After seeing one of the last previews of the Broadway production of The Book of Mormon you felt that musical theatre history was being made. With the opening of the Chicago production last night at the Bank of America Theatre, the same is true. Few shows have had the impact on the genre as The Book of Mormon, not only from a brilliant marketing strategy, but as a financial beacon that most other theater works can only wish for.
The Book of Mormon is the brainchild of South Park creators Trey Parker and Matt Stone who have long had a fascination with the hypocrisy of all organized religion. In fact one of the most popular episodes of South Park involves the musicalized origin of Mormonism underscored by a chorus singing "dumb-dumb-dumb". Mr. Parker grew up performing in and accompanying musicals which he was doing when he met his best friend Mr. Stone at high school in Colorado (where South Park is based). It is when Parker and Stone saw Avenue Q and met with the shows creators Jeff Marx and Robert Lopez that the idea of The Book of Mormon came to fruition. As every musical has its growing pains in its evolution, Book of Mormon was no exception. After seven years in the development the process and the eventual exiting of Mr. Marx, workshops began, which included our friend Cheyenne Jackson as Elder Price. The boys decided to go all in and instead of having tryouts, went directly into previews on Broadway and was an instant hit.
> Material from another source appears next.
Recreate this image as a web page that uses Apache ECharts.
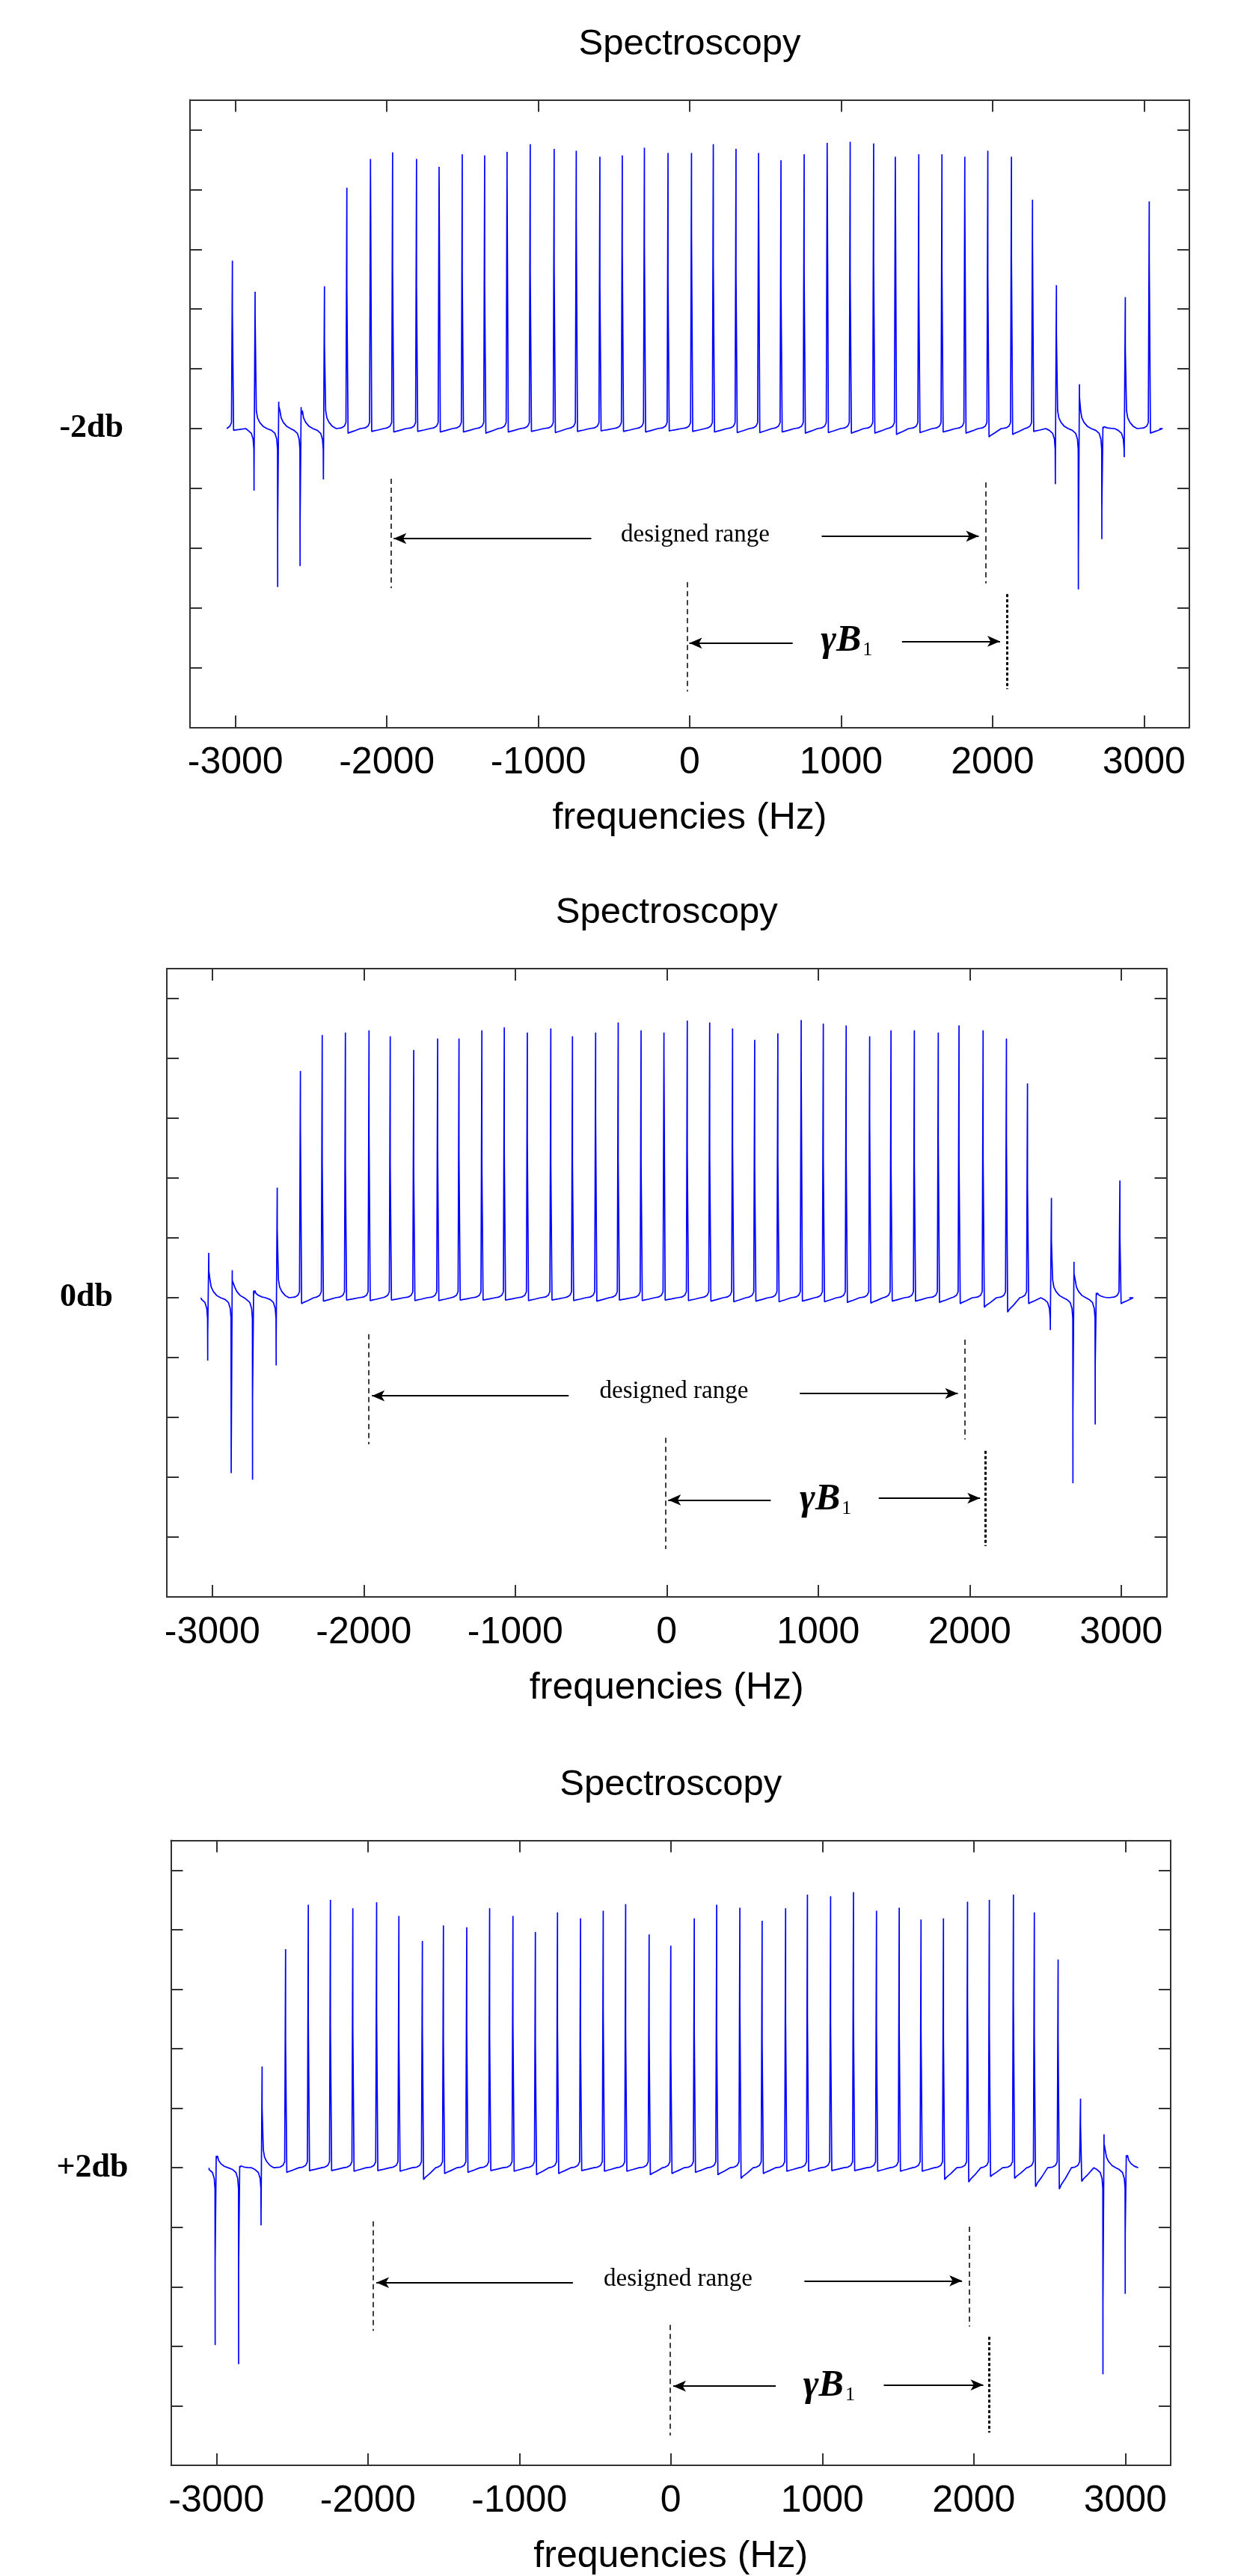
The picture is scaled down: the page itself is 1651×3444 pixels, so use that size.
<!DOCTYPE html>
<html>
<head>
<meta charset="utf-8">
<script src="https://cdn.jsdelivr.net/npm/echarts@6/dist/echarts.min.js"></script>
<style>html,body{margin:0;padding:0;background:#fff}#c{width:1651px;height:3444px}</style>
</head>
<body>
<div id="c"></div>
<script>
// ---------- data ----------
const xTicks = [-3000, -2000, -1000, 0, 1000, 2000, 3000];
const yTicks = [-4, -3, -2, -1, 0, 1, 2, 3, 4, 5];
const panelLabels = ['-2db', '0db', '+2db'];
const panelTitle = 'Spectroscopy';
const xName = 'frequencies (Hz)';

// panel 1 (-2db)
const freqs1 = [-3017,-2867,-2711,-2563,-2409,-2261,-2105,-1959,-1801,-1652,-1499,-1351,-1203,-1050,-892,-746,-590,-442,-296,-140,15,159,309,458,606,759,911,1063,1218,1361,1516,1669,1820,1972,2128,2267,2425,2577,2732,2880,3038];
const peak1 = [2.81,2.29,0.45,0.36,2.38,4.03,4.51,4.62,4.51,4.38,4.59,4.57,4.63,4.76,4.68,4.65,4.55,4.57,4.70,4.61,4.61,4.76,4.68,4.61,4.49,4.59,4.78,4.80,4.77,4.55,4.59,4.59,4.55,4.65,4.55,3.83,2.40,0.74,0.03,2.20,3.80];
const mid1 = [1.96,1.90,0.38,0.23,1.42,2.35,4.36,2.69,2.38,4.34,2.60,2.42,4.22,2.63,2.71,3.58,2.42,2.98,3.08,2.42,3.29,2.81,2.60,4.08,2.40,2.60,4.68,2.56,2.77,4.45,2.44,2.69,3.89,2.56,2.90,3.15,1.58,0.54,0.00,1.33,2.85];
const neg1 = [-0.03,-1.04,-2.65,-2.30,-0.85,-0.08,-0.05,-0.06,-0.05,-0.06,-0.06,-0.08,-0.06,-0.05,-0.07,-0.05,-0.04,-0.05,-0.06,-0.04,-0.05,-0.06,-0.07,-0.07,-0.06,-0.08,-0.07,-0.08,-0.08,-0.10,-0.07,-0.06,-0.08,-0.14,-0.10,-0.05,-0.93,-2.69,-1.85,-0.48,-0.08];
const negMid1 = [0,-0.72,-1.65,-1.60,-0.80,0,0,0,0,0,0,0,0,0,0,0,0,0,0,0,0,0,0,0,0,0,0,0,0,0,0,0,0,0,0,0,-0.70,-2.16,-1.34,-0.36,0];
const span1 = [-3057, 3102];

// panel 2 (0db)
const freqs2 = [-3020,-2865,-2724,-2568,-2415,-2271,-2118,-1962,-1822,-1667,-1509,-1368,-1217,-1069,-917,-762,-619,-466,-317,-166,-15,139,287,438,584,737,891,1037,1188,1343,1484,1638,1796,1933,2092,2246,2385,2543,2692,2839,2995];
const peak2 = [0.75,0.46,0.12,1.84,3.79,4.39,4.43,4.47,4.37,4.14,4.33,4.33,4.47,4.52,4.43,4.50,4.37,4.43,4.60,4.47,4.43,4.63,4.60,4.50,4.31,4.42,4.64,4.58,4.55,4.37,4.47,4.47,4.43,4.55,4.47,4.33,3.58,1.67,0.60,0.08,1.96];
const mid2 = [0.46,0.29,0.05,1.14,2.90,2.30,2.24,2.76,2.21,2.15,2.49,2.38,2.25,2.42,2.66,2.27,2.25,3.03,2.31,2.30,4.09,2.45,2.41,2.57,2.20,2.32,3.83,2.32,2.35,2.98,2.25,2.27,2.67,2.32,2.34,2.66,1.87,0.96,0.40,0.04,1.05];
const neg2 = [-1.05,-2.93,-3.04,-1.13,-0.10,-0.06,-0.04,-0.05,-0.04,-0.05,-0.05,-0.04,-0.04,-0.04,-0.05,-0.04,-0.05,-0.06,-0.04,-0.05,-0.04,-0.05,-0.06,-0.07,-0.06,-0.07,-0.06,-0.07,-0.08,-0.09,-0.06,-0.06,-0.08,-0.10,-0.16,-0.24,-0.10,-0.54,-3.10,-2.12,-0.10];
const negMid2 = [-0.63,-2.80,-1.69,-0.69,0,0,0,0,0,0,0,0,0,0,0,0,0,0,0,0,0,0,0,0,0,0,0,0,0,0,0,0,0,0,0,0,0,-0.35,-1.93,-1.15,0];
const span2 = [-3075, 3053];

// panel 3 (+2db)
const freqs3 = [-2998,-2843,-2695,-2540,-2390,-2244,-2096,-1939,-1792,-1637,-1498,-1344,-1193,-1039,-891,-745,-593,-443,-295,-140,3,158,306,459,606,761,905,1058,1209,1361,1511,1655,1803,1962,2106,2265,2403,2560,2708,2863,3010];
const peak3 = [0.20,0.03,1.70,3.67,4.42,4.50,4.36,4.46,4.23,3.81,4.07,4.04,4.36,4.23,3.96,4.29,4.19,4.32,4.43,3.92,3.73,4.19,4.42,4.37,4.15,4.36,4.59,4.56,4.63,4.32,4.37,4.17,4.19,4.47,4.50,4.59,4.29,3.50,1.16,0.56,0.21];
const mid3 = [0.15,0.00,1.00,2.15,2.51,2.38,2.32,2.60,2.18,2.37,2.10,2.32,2.24,2.44,2.10,2.41,2.18,2.65,2.29,2.26,1.99,2.34,2.26,2.74,2.14,2.49,2.60,2.43,2.52,2.37,2.37,2.31,2.18,2.79,2.35,2.78,2.26,2.22,0.73,0.40,0.17];
const neg3 = [-2.98,-3.30,-0.97,-0.08,-0.05,-0.05,-0.06,-0.05,-0.06,-0.20,-0.10,-0.08,-0.05,-0.06,-0.12,-0.10,-0.05,-0.06,-0.06,-0.12,-0.10,-0.08,-0.12,-0.18,-0.10,-0.06,-0.06,-0.05,-0.05,-0.06,-0.06,-0.06,-0.20,-0.24,-0.15,-0.18,-0.32,-0.36,-0.23,-3.47,-2.12];
const negMid3 = [-1.58,-1.70,-0.80,0,0,0,0,0,0,0,0,0,0,0,0,0,0,0,0,0,0,0,0,0,0,0,0,0,0,0,0,0,0,0,0,0,0,0,0,-2.29,-1.12];
const span3 = [-3048, 3083];

// annotation anchors (Hz, amplitude units)
const annot1 = {drL:-1970, drLY:[-0.84,-2.67], drR:1955, drRY:[-0.90,-2.59], arL:[[-650,-1.84],[-1955,-1.84]], arR:[[872,-1.80],[1909,-1.80]], drText:[37,-1.78],
  gbL:-15, gbLY:[-2.57,-4.40], gbR:2094, gbRY:[-2.77,-4.36], gaL:[[680,-3.59],[-2,-3.59]], gaR:[[1402,-3.56],[2050,-3.56]], gbText:[1036,-3.56]};
const annot2 = {drL:-1968, drLY:[-0.61,-2.45], drR:1966, drRY:[-0.70,-2.37], arL:[[-647,-1.64],[-1946,-1.64]], arR:[[879,-1.60],[1922,-1.60]], drText:[48,-1.57],
  gbL:-6, gbLY:[-2.34,-4.20], gbR:2103, gbRY:[-2.56,-4.15], gaL:[[687,-3.38],[10,-3.38]], gaR:[[1400,-3.35],[2069,-3.35]], gbText:[1049,-3.38]};
const annot3 = {drL:-1966, drLY:[-0.90,-2.74], drR:1968, drRY:[-0.99,-2.67], arL:[[-646,-1.93],[-1944,-1.93]], arR:[[882,-1.90],[1923,-1.90]], drText:[48,-1.87],
  gbL:-5, gbLY:[-2.64,-4.50], gbR:2103, gbRY:[-2.84,-4.45], gaL:[[693,-3.67],[16,-3.67]], gaR:[[1406,-3.65],[2063,-3.65]], gbText:[1045,-3.67]};

// ---------- build ----------
function buildTrace(fr, pk, md, ng, nm, span) {
  const pts = [[span[0], 0]];
  for (let i = 0; i < fr.length; i++) {
    const f = fr[i], P = pk[i], M = md[i], N = ng[i], Nm = nm[i];
    if (N < -0.4) {
      const t = Math.min(0.3, P);
      pts.push([f-50,-0.03],[f-28,-0.08],[f-16,-0.18],[f-11,-0.35],[f-10,N],[f-10,Nm],[f-3,Nm],[f-3,P],[f-3,M],[f+5,M],[f+5,t],[f+13,t*0.6],[f+27,t*0.35],[f+50,t*0.12],[f+75,0]);
    } else {
      pts.push([f-40,0.01],[f-20,0.04],[f-9,0.1],[f-3,0.12],[f-3,P],[f-3,M],[f+5,M],[f+5,N],[f+17,N*0.8],[f+45,N*0.5],[f+85,0]);
    }
  }
  pts.push([span[1], 0]);
  return pts;
}

const panels = [
  {trace: buildTrace(freqs1, peak1, mid1, neg1, negMid1, span1), a: annot1, grid:{left:254, top:133.5, width:1336, height:839}, labMargin:89},
  {trace: buildTrace(freqs2, peak2, mid2, neg2, negMid2, span2), a: annot2, grid:{left:223, top:1295, width:1336.5, height:840}, labMargin:72},
  {trace: buildTrace(freqs3, peak3, mid3, neg3, negMid3, span3), a: annot3, grid:{left:228.5, top:2460.5, width:1336.5, height:839.5}, labMargin:57}
];

const AX = '#333';
const SANS = 'Liberation Sans, Arial, sans-serif';
const SERIF = 'Liberation Serif, Times New Roman, serif';
const grids = [], xAxes = [], yAxes = [], series = [];
panels.forEach((p, g) => {
  grids.push(p.grid);
  const common = {type:'value', gridIndex:g, min:-3300, max:3300, splitLine:{show:false},
    axisLine:{show:true, onZero:false, lineStyle:{color:AX, width:2}},
    axisTick:{show:true, inside:true, length:16, customValues:xTicks, lineStyle:{color:AX, width:2}}};
  xAxes.push(Object.assign({}, common, {position:'bottom',
    axisLabel:{show:true, customValues:xTicks, margin:23, fontSize:50, fontFamily:SANS, color:'#000', formatter:v => String(v)},
    name:xName, nameLocation:'middle', nameGap:97,
    nameTextStyle:{fontSize:50, fontFamily:SANS, color:'#000'}}));
  xAxes.push(Object.assign({}, common, {position:'top', axisLabel:{show:false},
    name:panelTitle, nameLocation:'middle', nameGap:50,
    nameTextStyle:{fontSize:49, fontFamily:SANS, color:'#000'}}));
  const ycommon = {type:'value', gridIndex:g, min:-5, max:5.5, splitLine:{show:false},
    axisLine:{show:true, onZero:false, lineStyle:{color:AX, width:2}},
    axisTick:{show:true, inside:true, length:16, customValues:yTicks, lineStyle:{color:AX, width:2}}};
  yAxes.push(Object.assign({}, ycommon, {position:'left',
    axisLabel:{show:true, customValues:[0], margin:p.labMargin, formatter:() => panelLabels[g],
      fontSize:44, fontWeight:'bold', fontFamily:SERIF, color:'#000'}}));
  yAxes.push(Object.assign({}, ycommon, {position:'right', axisLabel:{show:false}}));

  const a = p.a;
  const dash = {type:[7,5], width:1.5, color:'#000'};
  const bold = {type:[4,3], width:3, color:'#000'};
  const arr = {type:'solid', width:2, color:'#000'};
  const vline = (x, ys, st) => [{coord:[x, ys[0]], symbol:'none', lineStyle:st}, {coord:[x, ys[1]], symbol:'none', lineStyle:st}];
  const arrow = (seg) => [{coord:seg[0], symbol:'none', lineStyle:arr}, {coord:seg[1], symbol:'arrow', symbolSize:[11,17], lineStyle:arr}];

  series.push({
    type:'line', xAxisIndex:g*2, yAxisIndex:g*2, data:p.trace, showSymbol:false, symbol:'none',
    lineStyle:{color:'#0000ff', width:1.7}, silent:true, animation:false, z:2,
    markLine:{silent:true, animation:false, label:{show:false}, symbol:['none','none'], precision:4,
      emphasis:{disabled:true},
      data:[vline(a.drL, a.drLY, dash), vline(a.drR, a.drRY, dash), vline(a.gbL, a.gbLY, dash), vline(a.gbR, a.gbRY, bold),
            arrow(a.arL), arrow(a.arR), arrow(a.gaL), arrow(a.gaR)]},
    markPoint:{silent:true, animation:false, symbol:'circle', symbolSize:1, itemStyle:{color:'rgba(0,0,0,0)'},
      data:[
        {coord:a.drText, label:{show:true, position:'inside', formatter:'designed range', fontSize:33, fontFamily:SERIF, color:'#000'}},
        {coord:a.gbText, label:{show:true, position:'inside', formatter:'{g|γB}{s|1}',
          rich:{g:{fontSize:50, fontStyle:'italic', fontWeight:'bold', fontFamily:SERIF, color:'#000'},
                s:{fontSize:26, fontFamily:SERIF, color:'#000', verticalAlign:'bottom', padding:[20,0,0,2]}}}}
      ]}
  });
});

const chart = echarts.init(document.getElementById('c'), null, {renderer:'canvas'});
chart.setOption({animation:false, backgroundColor:'#fff', grid:grids, xAxis:xAxes, yAxis:yAxes, series:series});
</script>
</body>
</html>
The Book of Mormon follows Elder Kevin Price who is about to embark on his two year mission to "recruit" souls to the church. Though it is his dream to do his required duty in the miraculous city of Orlando, Elder Price is instead paired with misfit Elder Arnold Cunningham and shipped to Uganda where the tribe is faced with AIDS, clitoral mutilation, baby rape and a very angry warlord. Through inspired production numbers, creative choreography and characters that you instantly feel an affection for, the musical takes off like a freight train and never slows down. As in their South Park episodes, The Book of Mormon points out the ridiculousness of the religious institution itself, but never once questions the authenticity of the boys who believe in the faith. It is in that basic idea of belief in the potential greatness of people and not organizations, that The Book of Mormon finds its underlying success.